A deal for Micron should be able to get through the review with conditions, said Nova Daly, a senior public policy adviser at Wiley Rein LLP in Washington. A purchase would give China, which accounts for more than half of the world’s demand for semiconductors, the technology to build memory chips that go into computers and smartphones.
“This is a deal that can get through CFIUS because while semiconductors are an important technology, the technology behind Micron’s products is widely diffused,” said Daly, a former U.S. Treasury official who managed CFIUS reviews.
Hans Mosesmann, an analyst at Raymond James, was more skeptical. Memory chips, in particular those used in computer storage, are “strategic in nature in next-generation data centers with potential security implications,” Mosesmann wrote in a note to clients today.
The U.S. will probably block the deal, given hacking incidents reportedly from China, Mosesmann wrote, adding: “This deal won’t happen, regardless of the price.”
Chinese investors acquiring American businesses were subject to the most national security reviews in 2013, according to the panel’s most recent report to Congress.
Micron makes two types of chips, dynamic random access memory — used as short-term memory in computers and phones — and Nand flash, which acts as storage in those devices.

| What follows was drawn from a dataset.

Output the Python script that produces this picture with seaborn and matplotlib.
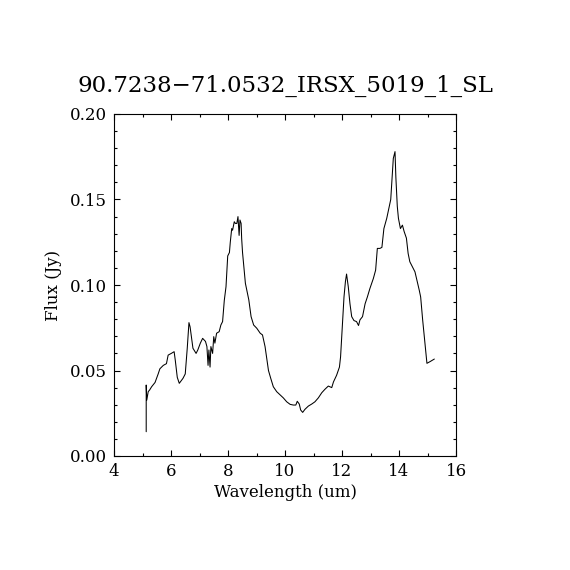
import pandas as pd
import matplotlib
matplotlib.use("Agg")
import matplotlib.pyplot as plt
import seaborn as sns
from matplotlib.ticker import MultipleLocator, FormatStrFormatter

# Spectrum
wavelength = [5.13, 5.13, 5.15, 5.20, 5.25, 5.32, 5.44, 5.55, 5.61, 5.73, 5.84, 5.90,
              6.01, 6.11, 6.15, 6.22, 6.29, 6.42, 6.50, 6.57, 6.63, 6.67, 6.77, 6.88,
              6.94, 7.03, 7.11, 7.21, 7.26, 7.30, 7.33, 7.37, 7.40, 7.46, 7.50, 7.54,
              7.60, 7.69, 7.75, 7.81, 7.87, 7.93, 7.99, 8.05, 8.08, 8.13, 8.16, 8.22,
              8.26, 8.31, 8.35, 8.39, 8.42, 8.46, 8.48, 8.51, 8.61, 8.73, 8.81, 8.90,
              9.01, 9.13, 9.21, 9.30, 9.42, 9.50, 9.59, 9.71, 9.83, 9.94, 10.06, 10.18,
              10.29, 10.38, 10.43, 10.50, 10.55, 10.62, 10.70, 10.82, 10.94, 11.05,
              11.17, 11.29, 11.40, 11.52, 11.64, 11.70, 11.81, 11.91, 11.95, 12.01,
              12.07, 12.12, 12.16, 12.22, 12.28, 12.34, 12.42, 12.51, 12.58, 12.63,
              12.72, 12.81, 12.89, 12.98, 13.10, 13.18, 13.24, 13.33, 13.40, 13.47,
              13.57, 13.66, 13.71, 13.75, 13.80, 13.86, 13.89, 13.94, 13.98, 14.05,
              14.12, 14.18, 14.26, 14.32, 14.38, 14.47, 14.56, 14.64, 14.71, 14.76,
              14.83, 14.91, 14.98, 15.09, 15.24]
flux = [0.0142, 0.0415, 0.0327, 0.0376, 0.0386, 0.0405, 0.0430, 0.0480, 0.0510, 0.0530,
        0.0540, 0.0590, 0.0600, 0.0610, 0.0560, 0.0460, 0.0425, 0.0454, 0.0480, 0.0630,
        0.0780, 0.0755, 0.0630, 0.0600, 0.0620, 0.0660, 0.0688, 0.0670, 0.0640, 0.0530,
        0.0620, 0.0520, 0.0640, 0.0600, 0.0698, 0.0660, 0.0718, 0.0727, 0.0766, 0.0786,
        0.0910, 0.0990, 0.1170, 0.1190, 0.1250, 0.1330, 0.1320, 0.1370, 0.1360, 0.1360,
        0.1400, 0.1290, 0.1380, 0.1360, 0.1270, 0.1190, 0.1010, 0.0913, 0.0815, 0.0766,
        0.0747, 0.0718, 0.0708, 0.0640, 0.0500, 0.0454, 0.0405, 0.0376, 0.0357, 0.0340,
        0.0317, 0.0302, 0.0298, 0.0298, 0.0320, 0.0304, 0.0269, 0.0255, 0.0273, 0.0292,
        0.0304, 0.0317, 0.0340, 0.0370, 0.0390, 0.0409, 0.0400, 0.0433, 0.0472, 0.0520,
        0.0580, 0.0756, 0.0930, 0.1020, 0.1064, 0.0990, 0.0890, 0.0815, 0.0792, 0.0786,
        0.0763, 0.0796, 0.0815, 0.0890, 0.0930, 0.0980, 0.1038, 0.1087, 0.1214, 0.1214,
        0.1220, 0.1330, 0.1390, 0.1460, 0.1500, 0.1610, 0.1740, 0.1780, 0.1630, 0.1460,
        0.1390, 0.1330, 0.1350, 0.1313, 0.1274, 0.1185, 0.1136, 0.1107, 0.1077, 0.1020,
        0.0970, 0.0930, 0.0796, 0.0660, 0.0542, 0.0552, 0.0567]

title = "90.7238\u221271.0532_IRSX_5019_1_SL"

df = pd.DataFrame({"Wavelength": wavelength, "Flux": flux})

sns.set_style("ticks")
plt.rcParams["font.family"] = ["DejaVu Serif"]

fig = plt.figure(figsize=(5.7, 5.7), dpi=100)
ax = fig.add_axes([0.2, 0.2, 0.6, 0.6])
sns.lineplot(data=df, x="Wavelength", y="Flux", sort=False, estimator=None,
             color="black", linewidth=0.75, ax=ax)

ax.set_xlim(4, 16)
ax.set_ylim(0, 0.2)
ax.xaxis.set_major_locator(MultipleLocator(2))
ax.xaxis.set_minor_locator(MultipleLocator(1))
ax.yaxis.set_major_locator(MultipleLocator(0.05))
ax.yaxis.set_minor_locator(MultipleLocator(0.01))
ax.yaxis.set_major_formatter(FormatStrFormatter("%.2f"))
ax.tick_params(which="both", direction="in", top=True, right=True,
               color="black", width=0.8, labelsize=12, labelcolor="black")
ax.tick_params(which="major", length=4.5, pad=5)
ax.tick_params(which="minor", length=2.2)
for s in ax.spines.values():
    s.set_color("black")
    s.set_linewidth(0.8)

ax.set_xlabel("Wavelength (um)", fontsize=12, color="black", labelpad=3)
ax.set_ylabel("Flux (Jy)", fontsize=12, color="black", labelpad=6)
ax.set_title(title, fontsize=16.5, color="black", pad=16)

fig.savefig("out.png", dpi=100, facecolor="white")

China accounts for 41 percent of its sales.
While those chips can be bought from other suppliers, including Samsung, no Chinese company can currently match Micron’s advanced manufacturing.
A Tsinghua Unigroup deal for Micron would be the largest outbound acquisition for a China-based company, surpassing Cnooc Ltd.’s $17.4 billion bid for Nexen Energy ULC in 2012, according to data compiled by Bloomberg.
State-controlled Tsinghua Unigroup is the investment arm of Tsinghua University, which counts the country’s President Xi Jinping and former President Hu Jintao among its alumni.